MS has had serious problems deploying its twice-a-year Windows 10 updates, most recently shipping an October Update that caused data loss and having to pull it.
This has led to a lot of criticism that the twice-a-year release cycle is responsible for all the problems, that it's too ambitious. As the headline implies, Peter Bright (not exactly a rabid anti-Microsoft guy) argues that the release cadence isn't the problem, MS's 1990s approach to software testing is. The approach appears to be "develop, then merge, then test" instead of "develop, test while developing, test some more, fix every blocking bug, then merge, then test some more."
The decoupling of development and bugfixing is also an issue: during the development and integration phases the reliability and stability of the software will take a giant nosedive.
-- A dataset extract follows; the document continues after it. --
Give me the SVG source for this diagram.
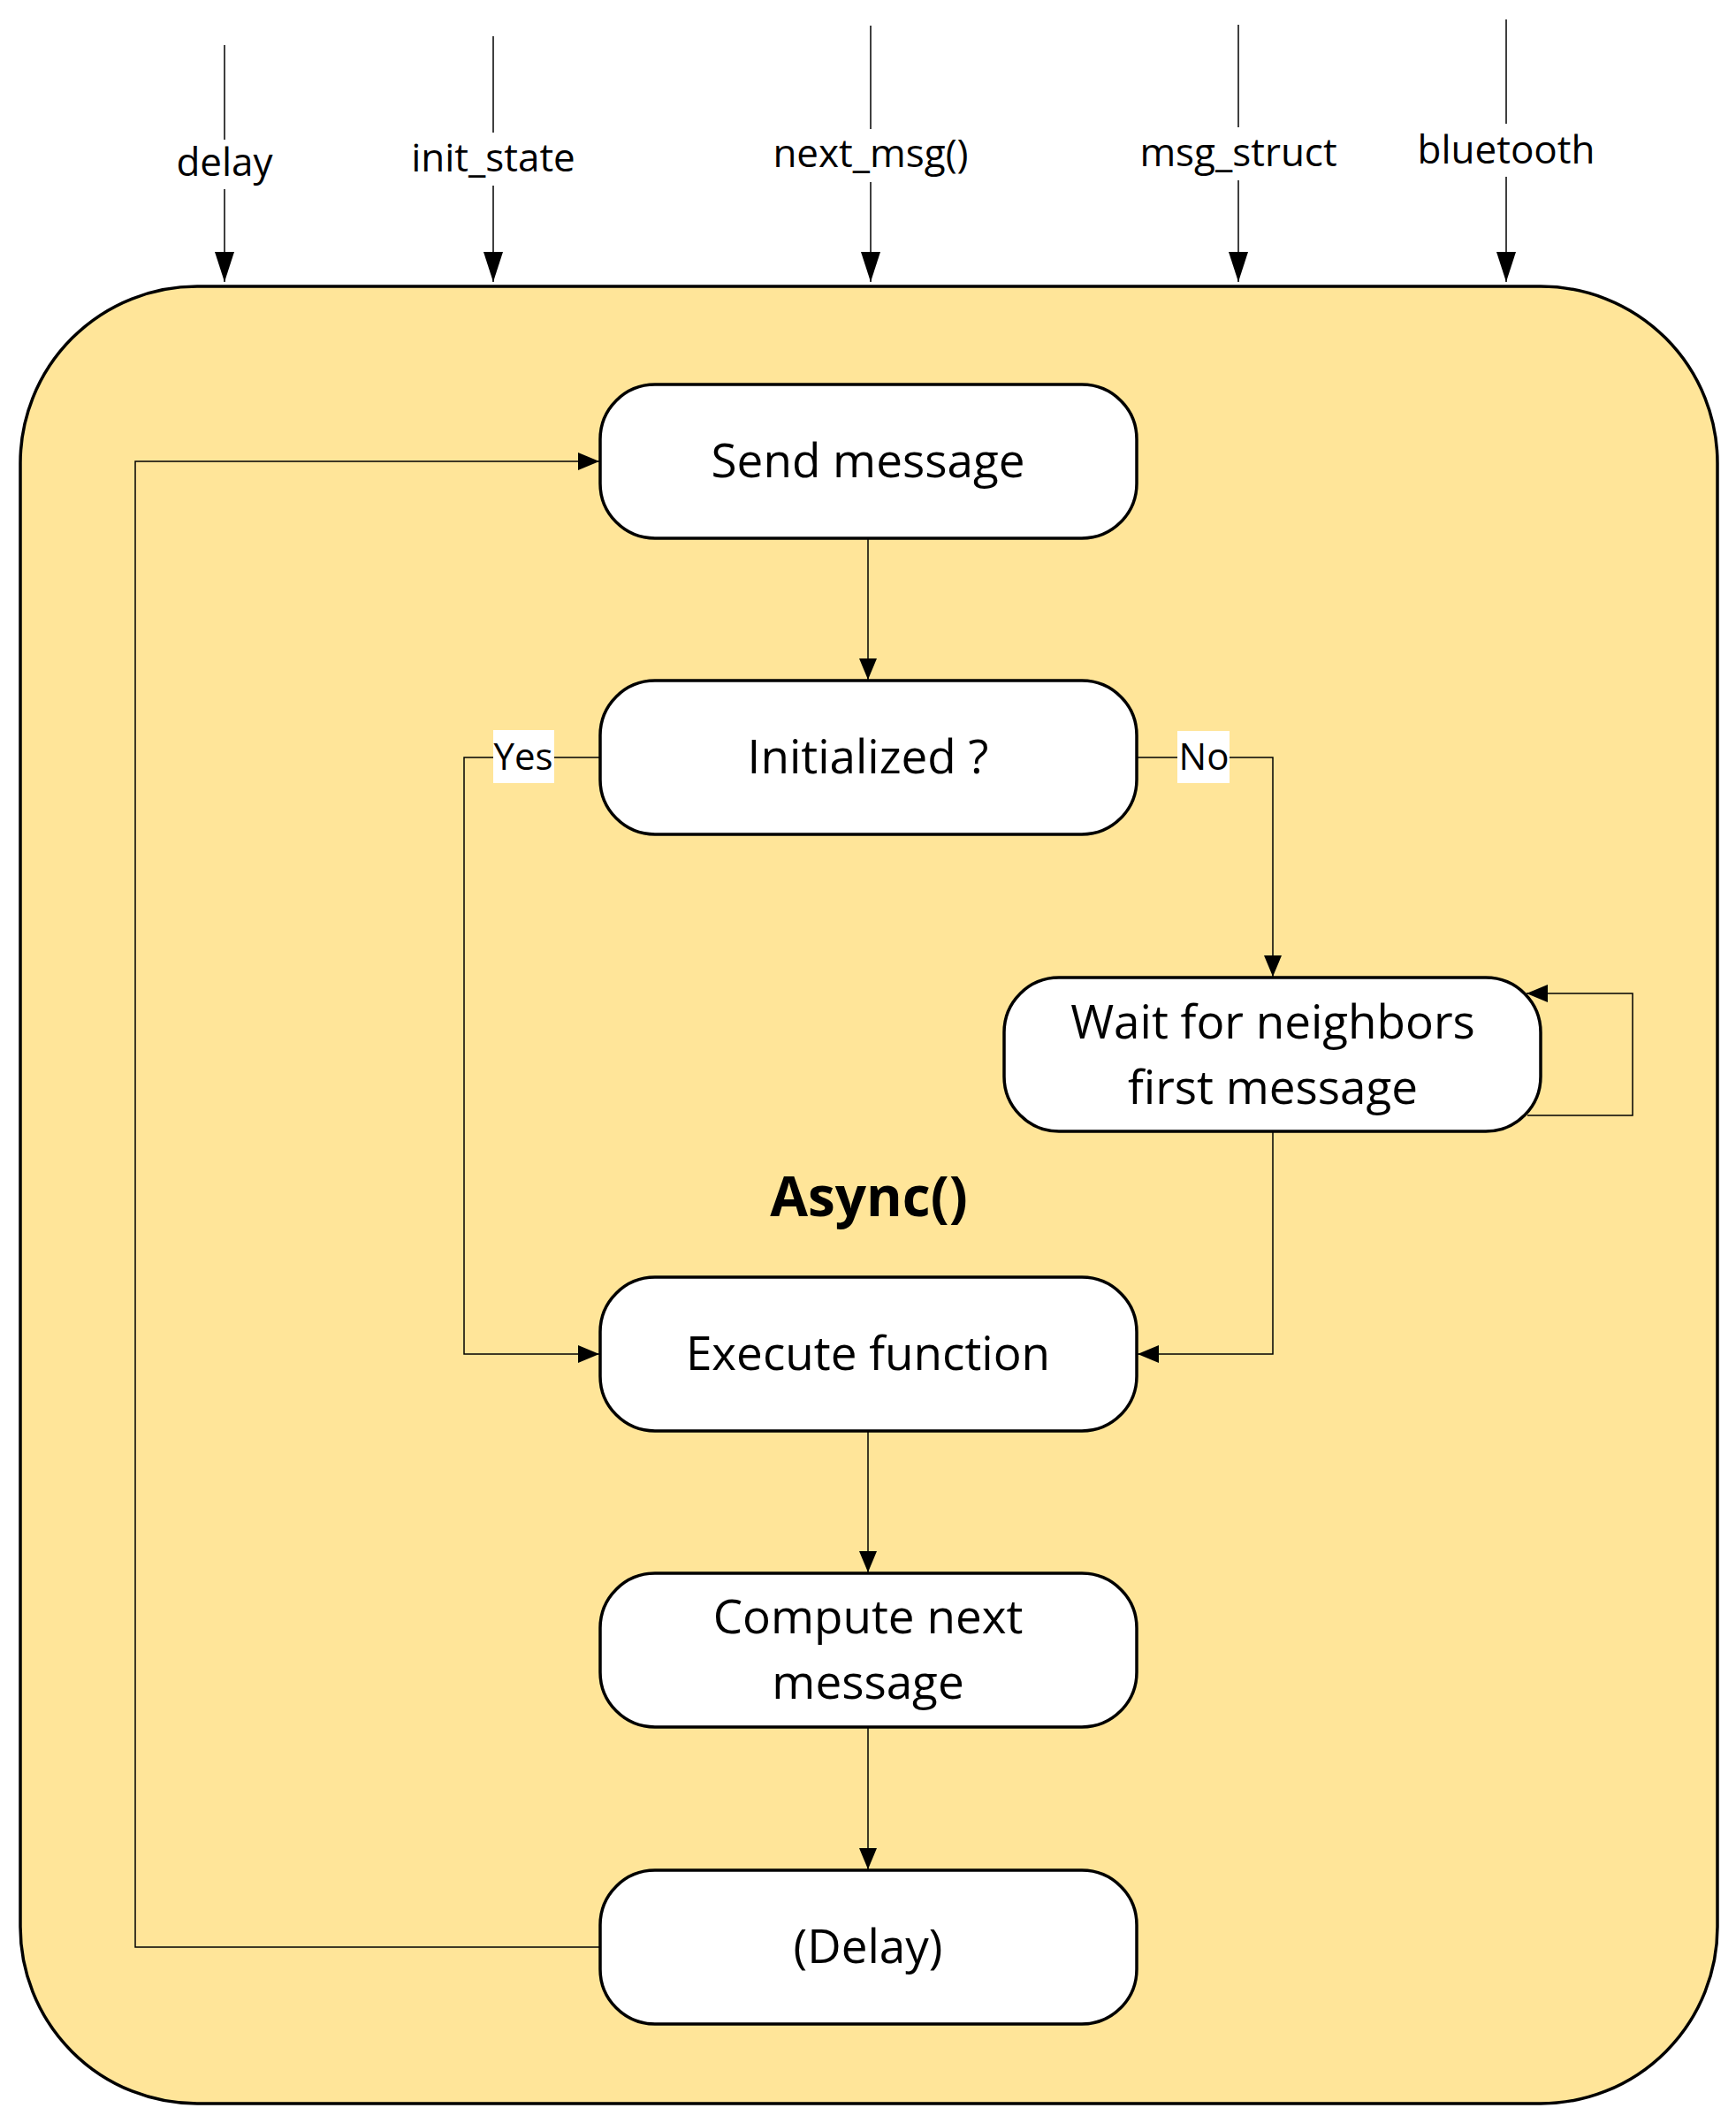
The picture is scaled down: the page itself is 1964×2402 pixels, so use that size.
<svg xmlns="http://www.w3.org/2000/svg" width="1964" height="2402" viewBox="0 0 1964 2402">
<style>
.bg{fill:#FFE599;stroke:#000;stroke-width:3.5}
.node rect{fill:#fff;stroke:#000;stroke-width:3.5}
.lbl{font-family:"Open Sans","Noto Sans",sans-serif;font-size:53px;fill:#000;text-anchor:middle}
.top{font-family:"Open Sans","Noto Sans",sans-serif;font-size:44px;fill:#000;text-anchor:middle}
.yn{font-family:"Open Sans","Noto Sans",sans-serif;font-size:42px;fill:#000;text-anchor:middle}
.title{font-family:"Open Sans","Noto Sans",sans-serif;font-size:62px;font-weight:bold;fill:#000;text-anchor:middle}
.c{fill:none;stroke:#000;stroke-width:1.5}
</style>
<defs>
<marker id="big" markerUnits="userSpaceOnUse" markerWidth="34" markerHeight="24" refX="34" refY="12" orient="auto">
<path d="M0,1 L34,12 L0,23 Z" fill="#000"/>
</marker>
<marker id="sm" markerUnits="userSpaceOnUse" markerWidth="24" markerHeight="22" refX="24" refY="11" orient="auto">
<path d="M0,1 L24,11 L0,21 Z" fill="#000"/>
</marker>
</defs>
<rect width="1964" height="2402" fill="#fff"/>
<g id="container">
<rect class="bg" x="23" y="324" width="1920" height="2056" rx="200" ry="200"/>
<text class="title" x="983" y="1376">Async()</text>
</g>
<g id="connectors">
<line class="c" x1="254" y1="51" x2="254" y2="319" marker-end="url(#big)"/>
<line class="c" x1="558" y1="41" x2="558" y2="319" marker-end="url(#big)"/>
<line class="c" x1="985" y1="29" x2="985" y2="319" marker-end="url(#big)"/>
<line class="c" x1="1401" y1="28" x2="1401" y2="319" marker-end="url(#big)"/>
<line class="c" x1="1704" y1="22" x2="1704" y2="319" marker-end="url(#big)"/>
<line class="c" x1="982" y1="609" x2="982" y2="769" marker-end="url(#sm)"/>
<polyline class="c" points="679,857 525,857 525,1532 678,1532" marker-end="url(#sm)"/>
<polyline class="c" points="1286,857 1440,857 1440,1105" marker-end="url(#sm)"/>
<polyline class="c" points="1728,1262 1847,1262 1847,1124 1727,1124" marker-end="url(#sm)"/>
<polyline class="c" points="1440,1280 1440,1532 1287,1532" marker-end="url(#sm)"/>
<line class="c" x1="982" y1="1619" x2="982" y2="1779" marker-end="url(#sm)"/>
<line class="c" x1="982" y1="1954" x2="982" y2="2115" marker-end="url(#sm)"/>
<polyline class="c" points="679,2203 153,2203 153,522 678,522" marker-end="url(#sm)"/>
</g>
<g id="inputs">
<rect x="196" y="158" width="116" height="56" fill="#fff"/>
<text class="top" x="254" y="199">delay</text>
<rect x="456" y="150" width="204" height="60" fill="#fff"/>
<text class="top" x="558" y="194">init_state</text>
<rect x="868" y="146" width="234" height="60" fill="#fff"/>
<text class="top" x="985" y="189">next_msg()</text>
<rect x="1284" y="144" width="234" height="60" fill="#fff"/>
<text class="top" x="1401" y="188">msg_struct</text>
<rect x="1598" y="140" width="212" height="60" fill="#fff"/>
<text class="top" x="1704" y="185">bluetooth</text>
</g>
<g id="labels">
<rect x="558" y="826" width="69" height="60" fill="#fff"/>
<text class="yn" x="592" y="871">Yes</text>
<rect x="1332" y="827" width="59" height="59" fill="#fff"/>
<text class="yn" x="1362" y="871">No</text>
</g>
<g id="send" class="node">
<rect x="679" y="435" width="607" height="174" rx="62"/>
<text class="lbl" x="982" y="540">Send message</text>
</g>
<g id="init" class="node">
<rect x="679" y="770" width="607" height="174" rx="62"/>
<text class="lbl" x="982" y="875">Initialized ?</text>
</g>
<g id="wait" class="node">
<rect x="1136" y="1106" width="607" height="174" rx="62"/>
<text class="lbl" x="1440" y="1175">Wait for neighbors</text>
<text class="lbl" x="1440" y="1249">first message</text>
</g>
<g id="exec" class="node">
<rect x="679" y="1445" width="607" height="174" rx="62"/>
<text class="lbl" x="982" y="1550">Execute function</text>
</g>
<g id="compute" class="node">
<rect x="679" y="1780" width="607" height="174" rx="62"/>
<text class="lbl" x="982" y="1848">Compute next</text>
<text class="lbl" x="982" y="1922">message</text>
</g>
<g id="delay" class="node">
<rect x="679" y="2116" width="607" height="174" rx="62"/>
<text class="lbl" x="982" y="2221">(Delay)</text>
</g>
</svg>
The features being integrated are fundamentally untested (because testing comes later), and have never been used with each other (because they were all developed separately in their own branches prior to the integration phase). The mess of software is then beaten into an acceptable shape through the testing, bug reporting, and bug fixing of the lengthy stabilization phase. In this process, the product's reliability should start improving once more.
Test the software before you ship it, not after
This tells us some fundamental things about how Windows is being developed. Either tests do not exist at all for this code (and I've been told that yes, it's permitted to integrate code without tests, though I would hope this isn't the norm), or test failures are being regarded as acceptable, non-blocking issues, and developers are being allowed to integrate code that they know doesn't work properly. From outside we can't tell exactly which situation is in play—it could even be a mix of both—but neither is good.
For older parts of Windows that may be a little more excusable—they were developed in an era before the value of automated testing was really recognized, and they may very well not have any real test infrastructure. But the OneDrive placeholders aren't an old part of Windows; they're leveraging a brand new set of capabilities. We might excuse old code being under-tested, but there's no good reason at all that new code shouldn't have a solid set of tests to verify basic functionality. And known defective code certainly shouldn't be merged until it's fixed, let alone shipped to testers.